CAIRO – Galvanised by the biggest day of protest since their campaign to oust Hosni Mubarak's regime began, Egyptian pro-democracy campaigners attempted to blockade parliament Wednesday.


As speakers blared "Do not be tired. Do not be tired. Freedom isn't free," thousands of protesters remained camped under plastic sheets and the tracks of tanks, clinging to their "liberated" enclave on Cairo's Tahrir Square.

Around a thousand marched on parliament to demand its member's resignation. The protest was peaceful, and government troops secured the building, but the marchers swore they would not leave until the body was dissolved.

The night before they had been joined by several hundred thousand supporters for the biggest night of rallies yet in the two-week-old drive to topple their autocratic president and replace his 30-year-old regime.

"There can be no negotiation until he leaves. After he leaves we can talk about all sorts of things," said Essam Magdi, a 35-year-old lawyer, who has slept under an army tank since January 28 to prevent it from moving.

Egypt's 82-year-old president has deputised his vice president and former intelligence chief Omar Suleiman to draw selected opposition groups into negotiations on democratic reform before elections in September.

Some parties have joined the talks, but the crowds in Tahrir insist that Mubarak must go before they will halt the protest. Suleiman, however, warns that the transition must be slow and orderly if there is not to be chaos.

"A clear road map has been put in place with a set timetable to realise a peaceful and organised transfer of power," he said Tuesday on state television.

Afterwards, however, he told Egyptian editors that he would not allow "uncalculated and hasty steps" and warned "there will be no ending of the regime, nor a coup, because that means chaos."

The United States is watching events in the biggest country in the Arab world with great concern, hoping the transition to elected rule can take place without a descent into violence or an Islamist or military takeover.

On Tuesday, US Vice President Joe Biden renewed an appeal for "immediate" and "irreversible" political change in a phone call to Suleiman, including a wider national dialogue with the opposition, a White House statement said.

He also renewed US calls for Egypt to immediately rescind an emergency law, which was renewed for two years last May and which Washington says gives the government sweeping powers to restrict basic freedoms.

The vice president has begun meeting representatives of some opposition parties -- including the powerful Muslim Brotherhood, but not some of the street protest groups -- to draw up plans for a democratic transition.

But opposition groups say any vote to replace Mubarak would not be fair under Egypt's current constitution.

The presence of the Brotherhood at the protests has caused some in Western capitals to fear the movement might be hijacked by Islamists, but the demonstrators insist their goal is free elections open to all.

"We didn't want a military state or a religious state.
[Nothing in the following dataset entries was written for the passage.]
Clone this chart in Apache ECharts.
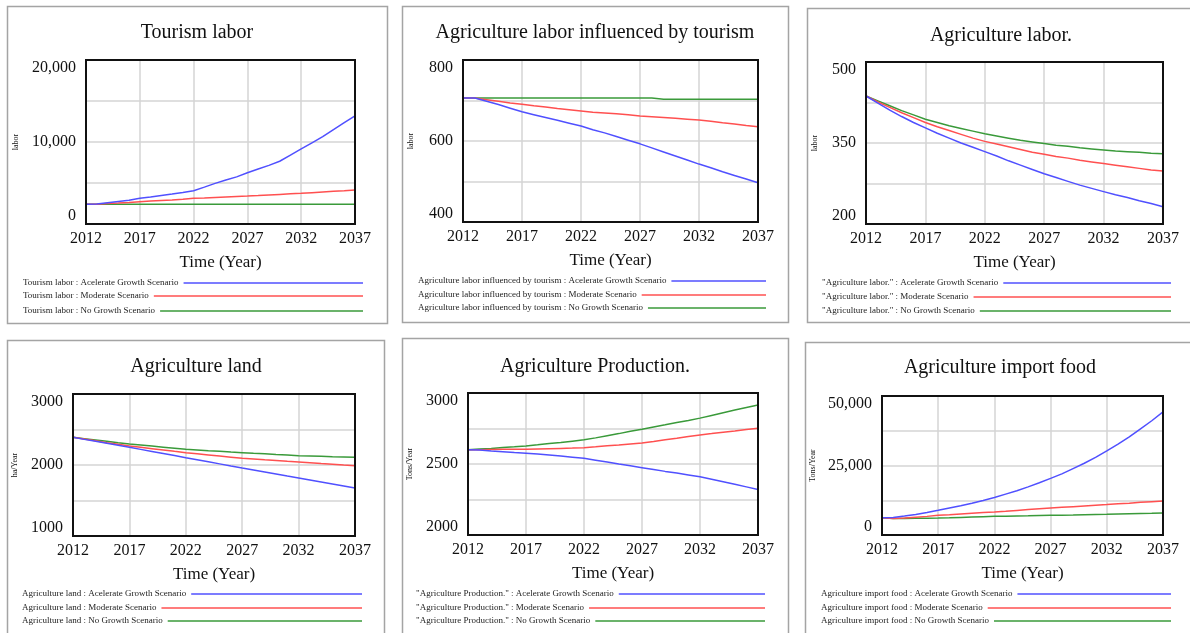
<!DOCTYPE html>
<html>
<head>
<meta charset="utf-8">
<script src="https://cdn.jsdelivr.net/npm/echarts@6/dist/echarts.min.js"></script>
<style>
  html, body { margin: 0; padding: 0; background: #fff; }
  #chart { width: 1190px; height: 633px; }
</style>
</head>
<body>
<div id="chart"></div>
<script>
// Simulation years and x-axis ticks
const years = [2012, 2013, 2014, 2015, 2016, 2017, 2018, 2019, 2020, 2021, 2022, 2023, 2024,
               2025, 2026, 2027, 2028, 2029, 2030, 2031, 2032, 2033, 2034, 2035, 2036, 2037];
const xTicks = [2012, 2017, 2022, 2027, 2032, 2037];
const scenarios = ['Acelerate Growth Scenario', 'Moderate Scenario', 'No Growth Scenario'];

// Tourism labor (labor)
const tourismLaborTicks = [0, 10000, 20000];
const tourismAccelerate = [2400, 2450, 2600, 2750, 2900, 3130, 3300, 3480, 3650, 3830, 4060, 4500, 4950,
                           5370, 5750, 6250, 6700, 7150, 7650, 8400, 9150, 9900, 10650, 11500, 12350, 13200];
const tourismModerate = [2400, 2400, 2500, 2550, 2620, 2720, 2800, 2870, 2940, 3020, 3130, 3180, 3240,
                         3300, 3360, 3410, 3470, 3540, 3610, 3680, 3740, 3820, 3900, 3980, 4060, 4150];
const tourismNoGrowth = [2400, 2400, 2400, 2400, 2400, 2400, 2400, 2400, 2400, 2400, 2400, 2400, 2400,
                         2400, 2400, 2400, 2400, 2400, 2400, 2400, 2400, 2400, 2400, 2400, 2400, 2400];

// Agriculture labor influenced by tourism (labor)
const influencedTicks = [400, 600, 800];
const influencedAccelerate = [706, 706, 698, 690, 681, 672, 665, 658, 651, 644, 637, 628, 620,
                              611, 602, 593, 583, 573, 563, 553, 543, 534, 524, 515, 506, 497];
const influencedModerate = [706, 706, 702, 698, 694, 691, 687, 684, 680, 677, 674, 671, 669,
                            667, 665, 662, 660, 658, 656, 654, 652, 649, 645, 642, 638, 635];
const influencedNoGrowth = [706, 706, 706, 706, 706, 706, 706, 706, 706, 706, 706, 706, 706,
                            706, 706, 706, 706, 703, 703, 703, 703, 703, 703, 703, 703, 703];

// Agriculture labor (labor)
const agriLaborTicks = [200, 350, 500];
const agriLaborAccelerate = [437, 424, 411, 399, 388, 378, 368, 359, 350, 342, 334, 326, 317,
                             309, 301, 293, 286, 279, 272, 266, 260, 254, 249, 243, 238, 232];
const agriLaborModerate = [437, 426, 416, 406, 397, 388, 380, 373, 366, 359, 353, 348, 343,
                           338, 333, 329, 325, 322, 318, 315, 312, 309, 306, 303, 300, 298];
const agriLaborNoGrowth = [437, 428, 419, 410, 402, 394, 388, 382, 377, 372, 367, 363, 359,
                           355, 352, 349, 346, 344, 341, 339, 337, 335, 334, 333, 331, 330];

// Agriculture land (ha/Year)
const landTicks = [1000, 2000, 3000];
const landAccelerate = [2390, 2361, 2333, 2305, 2277, 2249, 2220, 2191, 2162, 2133, 2103, 2074, 2045,
                        2016, 1986, 1957, 1929, 1901, 1873, 1844, 1816, 1788, 1760, 1732, 1704, 1676];
const landModerate = [2390, 2365, 2340, 2315, 2291, 2268, 2249, 2230, 2211, 2192, 2174, 2158, 2142,
                      2126, 2110, 2094, 2084, 2073, 2063, 2052, 2042, 2032, 2021, 2011, 2000, 1990];
const landNoGrowth = [2390, 2371, 2352, 2333, 2314, 2296, 2281, 2266, 2251, 2236, 2221, 2212, 2202,
                      2193, 2183, 2174, 2165, 2157, 2148, 2140, 2131, 2127, 2122, 2117, 2113, 2108];

// Agriculture production (Tons/Year)
const productionTicks = [2000, 2500, 3000];
const productionAccelerate = [2600, 2598, 2592, 2587, 2581, 2576, 2570, 2563, 2556, 2548, 2540, 2527, 2514,
                              2500, 2487, 2474, 2461, 2448, 2436, 2423, 2410, 2393, 2375, 2357, 2339, 2321];
const productionModerate = [2600, 2600, 2602, 2603, 2604, 2604, 2606, 2608, 2610, 2612, 2615, 2621, 2628,
                            2634, 2641, 2648, 2659, 2671, 2682, 2694, 2705, 2714, 2724, 2733, 2743, 2752];
const productionNoGrowth = [2600, 2605, 2610, 2616, 2621, 2627, 2635, 2644, 2652, 2661, 2670, 2684, 2699,
                            2714, 2730, 2745, 2761, 2776, 2792, 2807, 2823, 2842, 2861, 2880, 2898, 2915];

// Agriculture import food (Tons/Year)
const importTicks = [0, 25000, 50000];
const importAccelerate = [6200, 6300, 6800, 7400, 8100, 8870, 9700, 10500, 11400, 12400, 13480, 14700, 15900,
                          17300, 18800, 20360, 22000, 23900, 25800, 27900, 30250, 32700, 35300, 38200, 41100, 44300];
const importModerate = [6200, 5900, 6100, 6400, 6700, 7070, 7300, 7550, 7800, 8050, 8260, 8550, 8850,
                        9150, 9450, 9710, 9950, 10200, 10450, 10700, 10940, 11200, 11450, 11750, 12000, 12250];
const importNoGrowth = [6200, 5900, 5950, 6000, 6050, 6090, 6200, 6320, 6440, 6570, 6700, 6770, 6850,
                        6920, 7000, 7070, 7140, 7210, 7290, 7360, 7430, 7520, 7620, 7710, 7800, 7900];

const FONT = '"Liberation Serif", "Times New Roman", serif';
const INK = '#111';
const LINE_COLORS = ['#5050ff', '#ff5050', '#3a9a3a'];
const GRID_COLOR = '#d4d4d4';

// Panel layout: frame [x, y, w, h], title centre, plot [left, top, width, height],
// unit label gap, legend text start / line end and row centres.
const panels = [
  { title: 'Tourism labor', varName: 'Tourism labor', unit: 'labor',
    ticks: tourismLaborTicks, values: [tourismAccelerate, tourismModerate, tourismNoGrowth],
    frame: [7, 6, 380, 317], titleAt: [197, 33], plot: [86, 60, 269, 164], unitGap: 66,
    legendX: [23, 364], legendRows: [283, 296, 311] },
  { title: 'Agriculture labor influenced by tourism', varName: 'Agriculture labor influenced by tourism', unit: 'labor',
    ticks: influencedTicks, values: [influencedAccelerate, influencedModerate, influencedNoGrowth],
    frame: [402, 6, 386, 316], titleAt: [595, 33], plot: [463, 60, 295, 162], unitGap: 48,
    legendX: [418, 767], legendRows: [281, 295, 308] },
  { title: 'Agriculture labor.', varName: '"Agriculture labor."', unit: 'labor',
    ticks: agriLaborTicks, values: [agriLaborAccelerate, agriLaborModerate, agriLaborNoGrowth],
    frame: [807, 8, 400, 314], titleAt: [1001, 36], plot: [866, 62, 297, 162], unitGap: 47,
    legendX: [822, 1172], legendRows: [283, 297, 311] },
  { title: 'Agriculture land', varName: 'Agriculture land', unit: 'ha/Year',
    ticks: landTicks, values: [landAccelerate, landModerate, landNoGrowth],
    frame: [7, 340, 377, 310], titleAt: [196, 367], plot: [73, 394, 282, 142], unitGap: 54,
    legendX: [22, 363], legendRows: [594, 608, 621] },
  { title: 'Agriculture Production.', varName: '"Agriculture Production."', unit: 'Tons/Year',
    ticks: productionTicks, values: [productionAccelerate, productionModerate, productionNoGrowth],
    frame: [402, 338, 386, 310], titleAt: [595, 367], plot: [468, 393, 290, 142], unitGap: 54,
    legendX: [416, 766], legendRows: [594, 608, 621] },
  { title: 'Agriculture import food', varName: 'Agriculture import food', unit: 'Tons/Year',
    ticks: importTicks, values: [importAccelerate, importModerate, importNoGrowth],
    frame: [805, 342, 400, 310], titleAt: [1000, 368], plot: [882, 396, 281, 139], unitGap: 65,
    legendX: [821, 1172], legendRows: [594, 608, 621] }
];

const LEGEND_FONT_SIZE = 9;
const measureCtx = document.createElement('canvas').getContext('2d');
measureCtx.font = LEGEND_FONT_SIZE + 'px ' + FONT;
const textWidth = s => measureCtx.measureText(s).width;

const fmtValue = v => (v >= 10000 ? v.toLocaleString('en-US') : String(v));

const grid = [], xAxis = [], yAxis = [], series = [], title = [], legend = [], graphic = [];

panels.forEach((p, i) => {
  // Panel frame
  graphic.push({
    type: 'rect', silent: true, z: 0,
    shape: { x: p.frame[0] + 0.5, y: p.frame[1] + 0.5, width: p.frame[2], height: p.frame[3] },
    style: { fill: 'none', stroke: '#a4a4a4', lineWidth: 1.5 }
  });

  title.push({
    text: p.title, left: p.titleAt[0], top: p.titleAt[1], padding: 0,
    textAlign: 'center', textVerticalAlign: 'middle',
    textStyle: { fontFamily: FONT, fontSize: 20, fontWeight: 'normal', color: INK }
  });

  grid.push({
    left: p.plot[0], top: p.plot[1], width: p.plot[2], height: p.plot[3],
    show: true, z: 5, backgroundColor: 'transparent', borderColor: INK, borderWidth: 2
  });

  xAxis.push({
    type: 'value', gridIndex: i,
    min: xTicks[0], max: xTicks[xTicks.length - 1], interval: xTicks[1] - xTicks[0],
    name: 'Time (Year)', nameLocation: 'middle', nameGap: 30,
    nameTextStyle: { fontFamily: FONT, fontSize: 17, color: INK },
    axisLine: { show: false }, axisTick: { show: false },
    axisLabel: { margin: 7, fontFamily: FONT, fontSize: 16, color: INK, formatter: v => String(v) },
    splitLine: { show: true, lineStyle: { color: GRID_COLOR, width: 1.5 } }
  });

  const ticks = p.ticks;
  yAxis.push({
    type: 'value', gridIndex: i,
    min: ticks[0], max: ticks[ticks.length - 1], interval: (ticks[1] - ticks[0]) / 2,
    name: p.unit, nameLocation: 'middle', nameRotate: 90, nameGap: p.unitGap,
    nameTextStyle: { fontFamily: FONT, fontSize: 8, color: INK },
    axisLine: { show: false }, axisTick: { show: false },
    axisLabel: {
      margin: 10, fontFamily: FONT, fontSize: 16, color: INK,
      verticalAlignMinLabel: 'bottom', verticalAlignMaxLabel: 'top',
      formatter: v => (ticks.indexOf(v) >= 0 ? fmtValue(v) : '')
    },
    splitLine: { show: true, lineStyle: { color: GRID_COLOR, width: 1.5 } }
  });

  scenarios.forEach((s, k) => {
    const name = p.varName + ' : ' + s;
    series.push({
      type: 'line', name, xAxisIndex: i, yAxisIndex: i,
      data: years.map((yr, j) => [yr, p.values[k][j]]),
      symbol: 'none', z: 2 + (2 - k),
      lineStyle: { width: 1.5, color: LINE_COLORS[k] },
      itemStyle: { color: LINE_COLORS[k] }
    });
    const tw = textWidth(name);
    legend.push({
      data: [name], selectedMode: false, padding: 0,
      left: p.legendX[0], top: p.legendRows[k] - 6,
      align: 'right', icon: 'rect',
      itemWidth: Math.max(10, p.legendX[1] - p.legendX[0] - tw - 6), itemHeight: 1.5,
      textStyle: { fontFamily: FONT, fontSize: LEGEND_FONT_SIZE, color: '#222', lineHeight: 12 }
    });
  });
});

const chart = echarts.init(document.getElementById('chart'), null, { renderer: 'canvas' });
chart.setOption({
  animation: false,
  backgroundColor: '#fff',
  title, grid, xAxis, yAxis, series, legend, graphic
});
</script>
</body>
</html>
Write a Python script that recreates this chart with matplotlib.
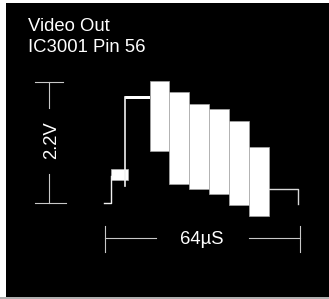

We want a state of institutions and elections," said 34-year-old Atif Awad, a carpenter and a member of the Muslim Brotherhood.

The demonstrators plan to hold the square until Mubarak falls, and have been joined daily by supporters bringing food and staging street rallies. Tuesday's were the biggest yet, packing the area in defiance of a nightly curfew.

An Iraqi Al-Qaeda front group, the so-called Islamic State of Iraq, urged the Egyptian protesters to turn their backs on the "ignorant deceiving ways" of secularism, democracy and "rotten pagan nationalism."

Instead, it argued, they should launch a jihad for an Islamic state -- an idea that has long been rejected out of hand by the opposition movement, a motley coalition of leftists, secularists, Islamists and liberals.

The groups in the square have been inspired and mobilised by young Egyptian cyberactivists like Google executive Wael Ghonim, who promoted protest on his Facebook page and was held for 12 days blindfolded by authorities.

Freed on Monday, he was given a hero's welcome in the square at Tuesday night's protest, and he and others insist the revolt is a popular uprising.

"We are all Egyptians, Christian and Muslim, anybody who says differently is trying to divide us, make us scared of one another. That's the regime's idea," said Abdelrahman Sami, a 24-year-old doctor.

On Tuesday, Russia called for the UN Security Council to launch a mission to the Middle East to unblock the peace process between Israel and the Palestinians and to assess the turmoil in Egypt and other countries.

The Security Council has not visited the troubled region for more than three decades. Russia's UN ambassador Vitaly Churkin said council envoys should go to Israel, the Palestinian territories, Syria, Egypt and Lebanon.

Mubarak met Wednesday in Cairo with Russia's Middle East envoy Alexander Sultanov, but no details of the discussions emerged.